Johnson’s father, an architect also named Jeh, served on an urban planning commission for President Lyndon B. Johnson. He urged his son, an underachieving high school student, to consider Morehouse.
At a commencement address at his alma mater in May, the younger Jeh Johnson described his cultural awakening. Johnson, a political science major, had a 1.9 grade point average as a freshman but finished with straight A’s, inspired by the marches aimed at turning King’s birthday into a Georgia state holiday.
Louis Farrakhan and the late Zimbabwean leader Joshua Nkomo spoke at the graduation ceremony for their Class of 1979.
“The great struggles of the civil rights movement — the marches, the sit-ins, the freedom rides — were over,” Johnson told the 2014 graduates. “So we were rebels without a cause.
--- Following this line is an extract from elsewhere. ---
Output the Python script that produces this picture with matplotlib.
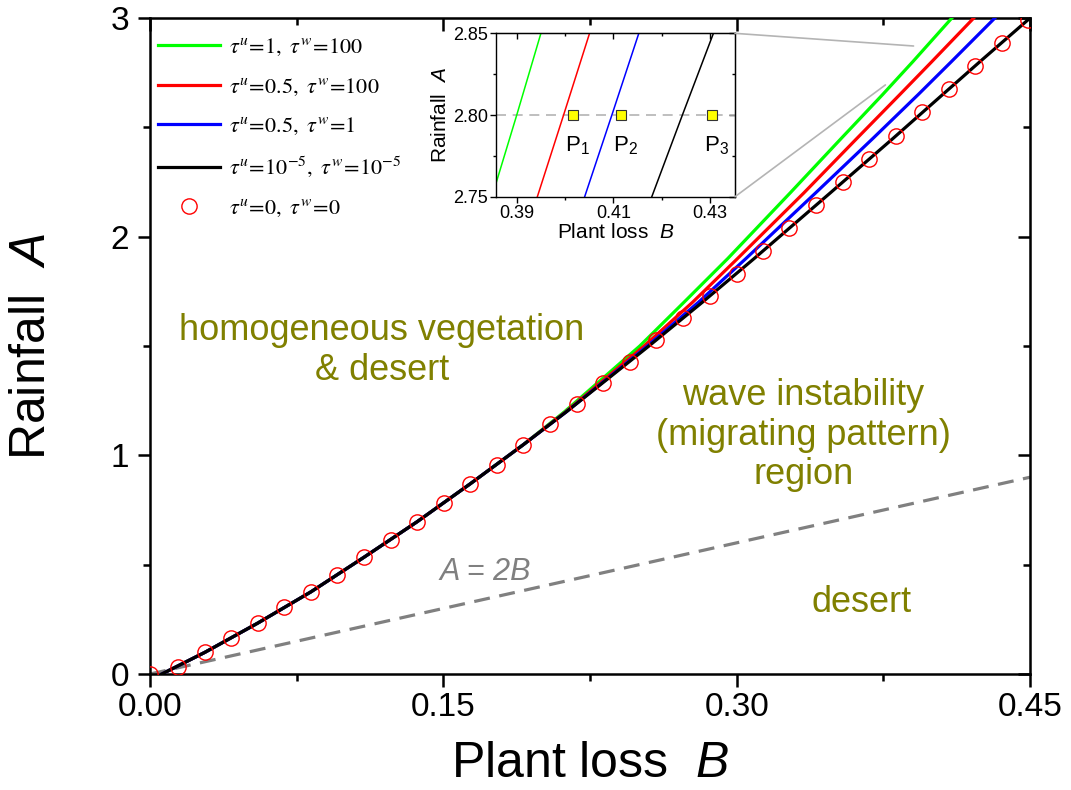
#!/usr/bin/env python3
import matplotlib
matplotlib.use('Agg')
import matplotlib.pyplot as plt
from matplotlib.patches import ConnectionPatch
from matplotlib.ticker import MultipleLocator, FixedLocator, FormatStrFormatter

# tau^u = 0, tau^w = 0 (circles)
circ_B = [0.0, 0.0145, 0.0280, 0.0416, 0.0551, 0.0687, 0.0823, 0.0958, 0.1094,
          0.1231, 0.1365, 0.1502, 0.1636, 0.1773, 0.1909, 0.2045, 0.2182, 0.2318,
          0.2455, 0.2587, 0.2724, 0.2864, 0.3000, 0.3133, 0.3269, 0.3404, 0.3542,
          0.3677, 0.3815, 0.3949, 0.4084, 0.4220, 0.4357, 0.4491]
circ_A = [0.0, 0.033, 0.099, 0.163, 0.233, 0.305, 0.376, 0.454, 0.534,
          0.613, 0.696, 0.781, 0.869, 0.957, 1.049, 1.143, 1.235, 1.329,
          1.428, 1.527, 1.627, 1.729, 1.828, 1.936, 2.038, 2.143, 2.249,
          2.355, 2.462, 2.569, 2.674, 2.782, 2.887, 2.991]

# shared lower branch (all curves coincide there)
low_B = [0.006, 0.0280, 0.0551, 0.0823, 0.1094, 0.1365, 0.1636, 0.1909]
low_A = [0.0, 0.099, 0.233, 0.376, 0.534, 0.696, 0.869, 1.049]

up_A = [1.2, 1.5, 1.7, 1.9, 2.2, 2.45, 2.65, 2.8, 3.0]
black_B = [0.2130, 0.2551, 0.2824, 0.3089, 0.3478, 0.3800, 0.4053, 0.4243, 0.4500]
green_B = [0.2120, 0.2504, 0.2730, 0.2954, 0.3273, 0.3535, 0.3746, 0.3900, 0.4100]
red_B = [0.2127, 0.2526, 0.2774, 0.3004, 0.3343, 0.3615, 0.3834, 0.3997, 0.4212]
blue_B = [0.2130, 0.2543, 0.2804, 0.3047, 0.3403, 0.3697, 0.3928, 0.4097, 0.4320]

# existence line A = 2B
line_B = [0.0, 0.45]
line_A = [0.0, 0.90]

# inset points P1..P3
p_B = [0.4017, 0.4116, 0.4305]
p_A = [2.80, 2.80, 2.80]
p_names = ['1', '2', '3']

labels = [r'$\tau^{u}\!=\!1,\ \tau^{w}\!=\!100$',
          r'$\tau^{u}\!=\!0.5,\ \tau^{w}\!=\!100$',
          r'$\tau^{u}\!=\!0.5,\ \tau^{w}\!=\!1$',
          r'$\tau^{u}\!=\!10^{-5},\ \tau^{w}\!=\!10^{-5}$',
          r'$\tau^{u}\!=\!0,\ \tau^{w}\!=\!0$']

olive = '#808000'


def style_axis(ax, ticklen, minlen, lw, fs):
    ax.tick_params(which='major', direction='out', length=ticklen, width=lw, labelsize=fs)
    ax.tick_params(which='minor', direction='out', length=minlen, width=lw)
    for s in ax.spines.values():
        s.set_linewidth(lw)
    top = ax.secondary_xaxis('top')
    right = ax.secondary_yaxis('right')
    for sec in (top, right):
        sec.tick_params(which='major', direction='in', length=ticklen, width=lw)
        sec.tick_params(which='minor', direction='in', length=minlen, width=lw)
        sec.tick_params(labeltop=False, labelright=False, labelbottom=False, labelleft=False)
    return top, right


def main():
    plt.rcParams['font.family'] = ['Liberation Sans', 'DejaVu Sans']
    plt.rcParams['mathtext.fontset'] = 'custom'
    plt.rcParams['mathtext.rm'] = 'Liberation Sans'
    plt.rcParams['mathtext.it'] = 'Liberation Sans:italic'

    fig = plt.figure(figsize=(10.71, 7.90), dpi=100)
    ax = fig.add_axes([0.1401, 0.1468, 0.8217, 0.8304])

    curves = [(green_B, '#00ff00'), (red_B, '#ff0000'), (blue_B, '#0000ff'), (black_B, 'black')]
    for i, (bb, col) in enumerate(curves):
        ax.plot(low_B + bb, low_A + up_A, color=col, lw=2.3, label=labels[i], zorder=3 + i)
    ax.plot(circ_B, circ_A, 'o', ms=11, mfc='none', mec='#ff0000', mew=1.0,
            label=labels[4], zorder=8)
    ax.plot(line_B, line_A, color='#808080', lw=2.3, dashes=(5, 3), zorder=2)

    ax.set_xlim(0, 0.45)
    ax.set_ylim(0, 3)
    ax.xaxis.set_major_locator(MultipleLocator(0.15))
    ax.xaxis.set_minor_locator(MultipleLocator(0.075))
    ax.xaxis.set_major_formatter(FormatStrFormatter('%.2f'))
    ax.yaxis.set_major_locator(MultipleLocator(1))
    ax.yaxis.set_minor_locator(MultipleLocator(0.5))
    top, right = style_axis(ax, 9, 5, 1.8, 24)
    top.xaxis.set_major_locator(MultipleLocator(0.15))
    top.xaxis.set_minor_locator(MultipleLocator(0.075))
    right.yaxis.set_major_locator(MultipleLocator(1))
    right.yaxis.set_minor_locator(MultipleLocator(0.5))
    ax.tick_params(axis='x', pad=4)
    ax.tick_params(axis='y', pad=6)

    ax.set_xlabel(r'Plant loss  $B$', fontsize=36, labelpad=13)
    ax.set_ylabel(r'Rainfall  $A$', fontsize=36, labelpad=40)

    leg = ax.legend(loc='upper left', bbox_to_anchor=(-0.004, 0.989), frameon=False,
                    fontsize=16, handlelength=2.8, handletextpad=0.4,
                    labelspacing=0.8, borderaxespad=0.2, borderpad=0.3)
    for t in leg.get_texts():
        t.set_math_fontfamily('stix')

    ax.text(0.1186, 1.48, 'homogeneous vegetation\n& desert', color=olive,
            fontsize=26, ha='center', va='center', multialignment='center',
            linespacing=1.2)
    ax.text(0.334, 1.093, 'wave instability\n(migrating pattern)\nregion', color=olive,
            fontsize=26, ha='center', va='center', multialignment='center',
            linespacing=1.15)
    ax.text(0.364, 0.325, 'desert', color=olive, fontsize=26, ha='center', va='center')
    ax.text(0.1713, 0.466, 'A = 2B', color='#808080', fontsize=22, style='italic',
            ha='center', va='center')

    # inset
    ins = fig.add_axes([0.4631, 0.751, 0.2232, 0.2068])
    for bb, col in curves:
        ins.plot(low_B + bb, low_A + up_A, color=col, lw=1.1)
    ins.axhline(2.8, color='#b4b4b4', lw=1.2, dashes=(6, 4), zorder=1)
    ins.plot(p_B, p_A, 's', ms=7.5, mfc='#ffff00', mec='#333333', mew=0.8, zorder=5)
    for b, n in zip(p_B, p_names):
        ins.annotate(r'$\mathrm{P}_{' + n + '}$', (b, 2.8), xytext=(-6, -14),
                     textcoords='offset points', fontsize=16, ha='left', va='top')
    ins.set_xlim(0.3857, 0.4352)
    ins.set_ylim(2.75, 2.85)
    ins.xaxis.set_major_locator(FixedLocator([0.39, 0.41, 0.43]))
    ins.xaxis.set_minor_locator(FixedLocator([0.40, 0.42]))
    ins.yaxis.set_major_locator(MultipleLocator(0.05))
    ins.yaxis.set_minor_locator(MultipleLocator(0.025))
    ins.xaxis.set_major_formatter(FormatStrFormatter('%.2f'))
    ins.yaxis.set_major_formatter(FormatStrFormatter('%.2f'))
    itop, iright = style_axis(ins, 4, 2.5, 1.0, 13)
    itop.xaxis.set_major_locator(FixedLocator([0.39, 0.41, 0.43]))
    itop.xaxis.set_minor_locator(FixedLocator([0.40, 0.42]))
    iright.yaxis.set_major_locator(MultipleLocator(0.05))
    iright.yaxis.set_minor_locator(MultipleLocator(0.025))
    ins.tick_params(pad=2)
    ins.set_xlabel(r'Plant loss  $B$', fontsize=15, labelpad=1)
    ins.set_ylabel(r'Rainfall  $A$', fontsize=15, labelpad=2)

    # zoom connectors
    for corner, target in [((1, 1), (0.3904, 2.872)), ((1, 0), (0.376, 2.694))]:
        con = ConnectionPatch(xyA=corner, coordsA=ins.transAxes, xyB=target,
                              coordsB=ax.transData, color='#b4b4b4', lw=1.2)
        fig.add_artist(con)

    fig.savefig('out.png', dpi=100)


if __name__ == '__main__':
    main()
We looked for anything to protest or march to.”
Martin Luther King III, whom Johnson calls “Marty,” said in an interview that Johnson “had a very strong commitment, and always has, to history. Understanding the struggles that people went through is very important to him. His own family heritage is significant. He definitely had a strong commitment to ensuring, trying to create, a community where there is justice and fairness.”
Before being sworn in as homeland security secretary in December, Johnson had virtually no immigration experience. His selection by Obama to replace Janet Napolitano, a former Arizona governor, was interpreted in the news media as a shift of emphasis away from immigration policy toward national security.
At the Pentagon, Johnson had developed a hawkish reputation. The peace group Code Pink protested in advance of his Senate confirmation hearing by projecting the documentary “Killer Drones and Secret Wars” on the brick facade of his home in Washington’s Georgetown neighborhood.
“It’s fair to say he wanted to prosecute the most effective counterterrorism operations possible under the law,” said Michele Flournoy, undersecretary of defense from 2009 to 2012. “I do not think he was in the business of bending or changing the law to allow us to do some things we shouldn’t be doing. But within the law, he was willing to pursue the terrorism fight very aggressively.”